The Borjomi-Bakuriani narrow gauge railway makes a switchback in Tsagveri as it climbs from the Gujaretisqali canyon to the Tsemi plateau and into the Borjomula canyon. There is large railway platform, rail station, historic rolling stock, and complex of maintenance buildings. The major sanatoria include Kechkhobi and the Georgian Railway Worker’s Children’s Sanotorium (abandoned).
The restored Timotesubani church, a significant architectural monument, designed during Queen Tamar’s reign (r. 1184-1213) is located 3km from Tsaghveri center.Features of the lower canyon include columnar basalt cliffs, waterfalls, and the 10th-century Uznariani Fortress.
The area suffered two major forest fires recently: once in 2008 during the Russian invasion of Georgia, and the second in 2017.
Exploring Gujaretisqali Canyon
The canyon of the Gujaretisqali river flows west from the high peaks around Bakuriani through the village of Gujareti, about 24 kilometers from Tsaghveri.
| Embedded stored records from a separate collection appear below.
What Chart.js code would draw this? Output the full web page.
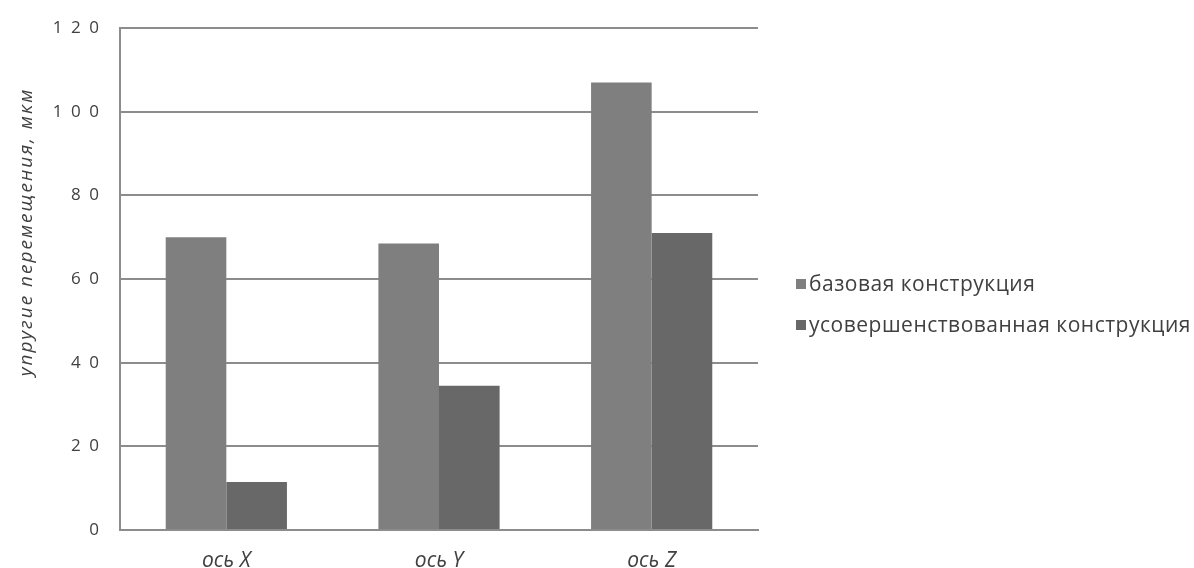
<!DOCTYPE html>
<html>
<head>
<meta charset="utf-8">
<script src="https://cdn.jsdelivr.net/npm/chart.js@4/dist/chart.umd.min.js"></script>
<style>
  html, body { margin: 0; padding: 0; background: #fff; }
  #wrap { position: relative; width: 1194px; height: 568px; }
  #legend { position: absolute; left: 796px; top: 268px; font-family: "Open Sans", sans-serif; font-size: 21px; letter-spacing: 0.5px; color: #404040; }
  #legend div { height: 41px; line-height: 30px; white-space: nowrap; }
  #legend span { display: inline-block; width: 10px; height: 10px; margin-right: 3px; vertical-align: 2px; }
</style>
</head>
<body>
<div id="wrap">
  <canvas id="chart" width="1194" height="568"></canvas>
  <div id="legend"></div>
</div>
<script>
// категории и значения (мкм)
const categories = ["ось X", "ось Y", "ось Z"];
const baseValues = [70, 68.5, 107];
const improvedValues = [11.5, 34.5, 71];
const seriesNames = ["базовая конструкция", "усовершенствованная конструкция"];
const seriesColors = ["#7f7f7f", "#686868"];
const yTicks = [0, 20, 40, 60, 80, 100, 120];
const yTitle = "упругие перемещения, мкм";

// подпись оси Y рисуем сами, чуть выше центра
const yTitlePlugin = {
  id: "yTitle",
  afterDraw(chart) {
    const ctx = chart.ctx;
    ctx.save();
    ctx.translate(27, 232);
    ctx.rotate(-Math.PI / 2);
    ctx.font = "italic 19px 'Open Sans', sans-serif";
    ctx.letterSpacing = "2px";
    ctx.fillStyle = "#404040";
    ctx.textAlign = "center";
    ctx.textBaseline = "middle";
    ctx.fillText(yTitle, 0, 0);
    ctx.letterSpacing = "0px";
    ctx.restore();
  }
};

const chart = new Chart(document.getElementById("chart"), {
  type: "bar",
  data: {
    labels: categories,
    datasets: [
      { label: seriesNames[0], data: baseValues, backgroundColor: seriesColors[0] },
      { label: seriesNames[1], data: improvedValues, backgroundColor: seriesColors[1] }
    ]
  },
  options: {
    responsive: false,
    animation: false,
    layout: { padding: { left: 0, right: 436, top: 28, bottom: 0 } },
    plugins: { legend: { display: false }, tooltip: { enabled: false } },
    datasets: { bar: { categoryPercentage: 0.57, barPercentage: 1 } },
    scales: {
      x: {
        grid: { display: false },
        border: { display: true, color: "#8c8c8c", width: 2 },
        ticks: {
          padding: 10,
          color: "#404040",
          font: { family: "'Open Sans', sans-serif", size: 21, style: "italic" }
        },
        afterFit(scale) { scale.height = 38; }
      },
      y: {
        min: 0,
        max: yTicks[yTicks.length - 1],
        afterBuildTicks(scale) { scale.ticks = yTicks.map(v => ({ value: v })); },
        grid: { color: "#8c8c8c", lineWidth: 2, drawTicks: false },
        border: { display: true, color: "#8c8c8c", width: 2 },
        ticks: {
          padding: 21,
          color: "#404040",
          font: { family: "'Open Sans', sans-serif", size: 17 },
          callback: v => String(v).split("").join("\u2002")
        },
        afterFit(scale) {
          scale.width = 120;
          scale.paddingTop = 0;
          scale.paddingBottom = 0;
        }
      }
    }
  },
  plugins: [yTitlePlugin]
});

// легенда справа
document.getElementById("legend").innerHTML = chart.data.datasets
  .map(ds => `<div><span style="background:${ds.backgroundColor}"></span>${ds.label}</div>`)
  .join("");
</script>
</body>
</html>
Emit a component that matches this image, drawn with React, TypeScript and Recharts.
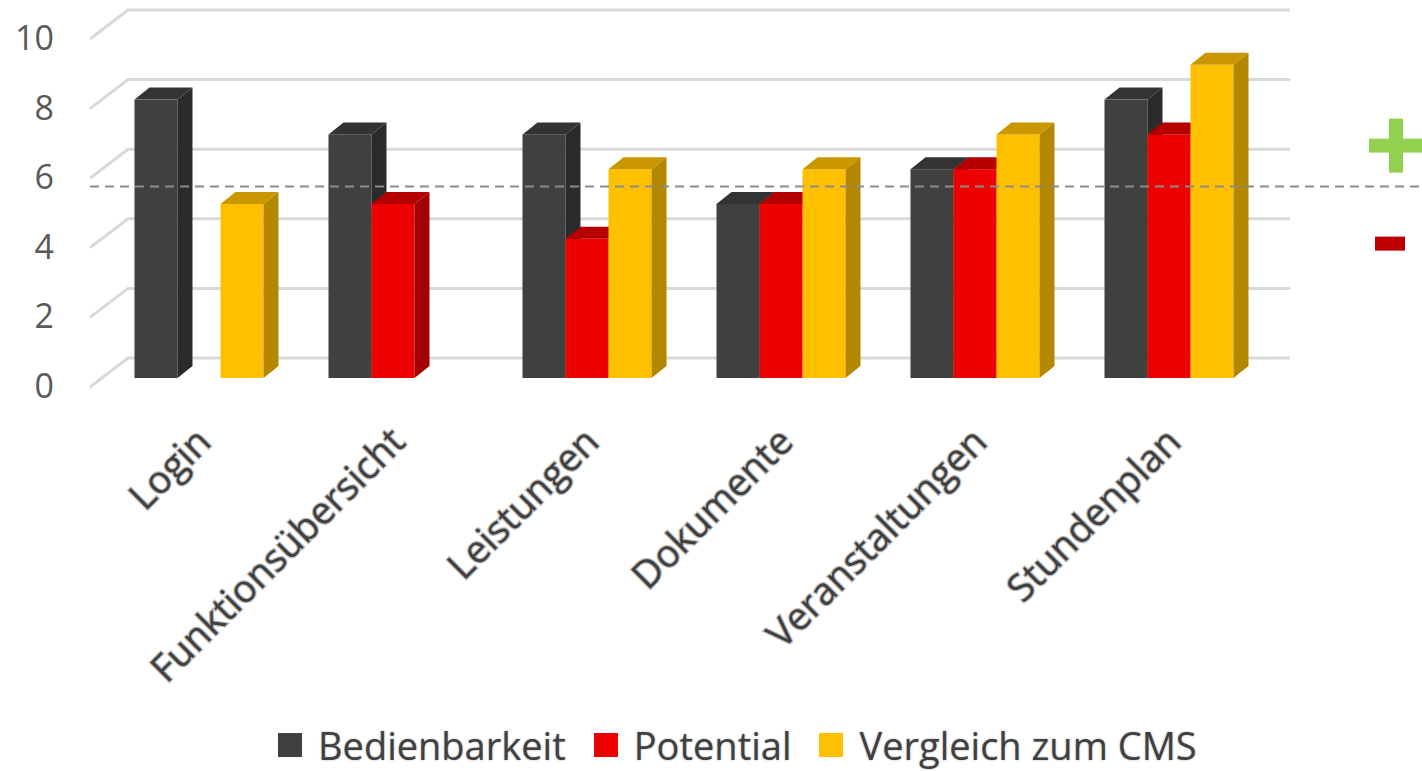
import { BarChart, Bar, XAxis, YAxis, CartesianGrid, ReferenceLine, Legend } from 'recharts';

const categories = ['Login', 'Funktionsübersicht', 'Leistungen', 'Dokumente', 'Veranstaltungen', 'Stundenplan'];
const bedienbarkeit = [8, 7, 7, 5, 6, 8];
const potential: (number | null)[] = [null, 5, 4, 5, 6, 7];
const vergleichCms: (number | null)[] = [5, null, 6, 6, 7, 9];
const yTicks = [0, 2, 4, 6, 8, 10];
const schwelle = 5.5;

const series = [
  { key: 'bedienbarkeit', name: 'Bedienbarkeit', front: '#404040', side: '#2b2b2b', top: '#333333' },
  { key: 'potential', name: 'Potential', front: '#ec0000', side: '#a30000', top: '#b50000' },
  { key: 'vergleich', name: 'Vergleich zum CMS', front: '#ffc000', side: '#b38700', top: '#c99700' },
];

const data = categories.map((name, i) => ({
  name,
  bedienbarkeit: bedienbarkeit[i],
  potential: potential[i],
  vergleich: vergleichCms[i],
}));

// depth of the pseudo-3D boxes
const DX = 15;
const DY = -12;
const FONT = '"Open Sans", sans-serif';

const boxShape = (s: (typeof series)[number]) => (props: any) => {
  const { x, y, width: w, height: h, payload } = props;
  if (payload == null || payload[s.key] == null || !(h > 0)) return <g />;
  return (
    <g>
      <rect x={x} y={y} width={w} height={h} fill={s.front} />
      <polygon
        points={`${x + w},${y} ${x + w + DX},${y + DY} ${x + w + DX},${y + h + DY} ${x + w},${y + h}`}
        fill={s.side}
      />
      <polygon points={`${x},${y} ${x + DX},${y + DY} ${x + w + DX},${y + DY} ${x + w},${y}`} fill={s.top} />
    </g>
  );
};

// grid line runs along the floor edge then across the back wall
const gridLine = (p: any) => {
  const y = p.y1;
  return (
    <path
      d={`M90 ${y + 9} L128 ${y - 20} L1290 ${y - 20}`}
      stroke="#d9d9d9"
      strokeWidth={3}
      fill="none"
    />
  );
};

const ValueTick = ({ y, payload }: any) => (
  <text x={54} y={y + 7} textAnchor="end" dominantBaseline="central" fill="#595959" fontSize={34} fontFamily={FONT}>
    {payload.value}
  </text>
);

const CategoryTick = ({ x, y, payload }: any) => (
  <text
    transform={`translate(${x + 14}, ${y + 58}) rotate(-45)`}
    textAnchor="end"
    fill="#404040"
    stroke="#bdbdbd"
    strokeWidth={2.5}
    paintOrder="stroke"
    fontSize={38}
    fontFamily={FONT}
  >
    {payload.value}
  </text>
);

const ThresholdMark = (p: any) => {
  const y = p.y1;
  return (
    <g>
      <line x1={90} x2={1422} y1={y} y2={y} stroke="#8c8c8c" strokeWidth={2} strokeDasharray="9 6" />
      <rect x={1369} y={y - 48} width={53} height={14} fill="#92d050" />
      <rect x={1389} y={y - 68} width={14} height={54} fill="#92d050" />
      <rect x={1375} y={y + 50} width={30} height={14} fill="#c00000" />
    </g>
  );
};

const LegendRow = () => (
  <div
    style={{
      display: 'flex',
      alignItems: 'center',
      paddingLeft: 278,
      paddingBottom: 6,
      height: 40,
      fontFamily: FONT,
      fontSize: 38,
      lineHeight: '40px',
      color: '#404040',
      textShadow: '0 0 2px #a0a0a0',
    }}
  >
    {series.map((s) => (
      <span key={s.key} style={{ display: 'flex', alignItems: 'center', marginRight: 28 }}>
        <span style={{ width: 24, height: 24, background: s.front, marginRight: 16, display: 'inline-block' }} />
        {s.name}
      </span>
    ))}
  </div>
);

export default function App() {
  return (
    <div style={{ position: 'absolute', left: 0, top: 0, background: '#fff' }}>
      <BarChart
        width={1422}
        height={771}
        data={data}
        margin={{ top: 30, right: 156, bottom: 0, left: 0 }}
        barCategoryGap="16.75%"
        barGap={0}
      >
        <CartesianGrid horizontal={gridLine} vertical={false} />
        <XAxis dataKey="name" axisLine={false} tickLine={false} interval={0} height={347} tick={<CategoryTick />} />
        <YAxis
          domain={[0, 10]}
          ticks={yTicks}
          width={102}
          axisLine={false}
          tickLine={false}
          tick={<ValueTick />}
        />
        {series.map((s) => (
          <Bar key={s.key} dataKey={s.key} name={s.name} isAnimationActive={false} shape={boxShape(s)} />
        ))}
        <ReferenceLine y={schwelle} shape={ThresholdMark} />
        <Legend verticalAlign="bottom" height={46} content={<LegendRow />} />
      </BarChart>
    </div>
  );
}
This Gujaretisqali watershed supplies much of the municipality’s drinking water. As there are no paved roads, the area remains undeveloped relative to nearby Bakuriani and the Borjomi plateau.
There are several abandoned sawmills and lumber camps in the lower canyon. During the Soviet era, village farmers at the upper elevations produced a range of fresh dairy products for Borjomi’s sanatoria.
Where mountain ravines join the Gujaretisqali are oncrete spring-heads of mzhave waters. Some are protected and feed IDS Borjomi’s bottling plants while others appear abandoned and flow freely. IDS Borjomi ceased operations in April 2022 because of wartime financial sanctions imposed on Russian businesses.
აი ია
Mid-April begins the second wave of spring ephemeral wildflowers, such as Primula varieties, Cardamine quinquefolia (“black sea toothwort”) and Anemone caucasica.
Hardwood species were on the cusp of blooming and leafing out, including Betlua carpinifolia, Crataegus pentagyna, Carpinus Betula, Corylus avellana (hazelnut), and Alnus barbata, and the finely-branched Pyrus caucasica.
Two evergreen species dominate northern slopes: Picea orientalis, with bright green new growth, and Abies nordmanniana, both popular species propagated in the US and EU as Christmas trees. Harvesting nordmanniana cones is a dangerous but lucrative job, as shown in this short documentary made by our colleagues Rayhan Demytrie and Robin Forestier-Walker.
Next month—if road conditions permit—we will continue to the upper reaches of the canyon, to the villages of Tsinubani and Gujareti.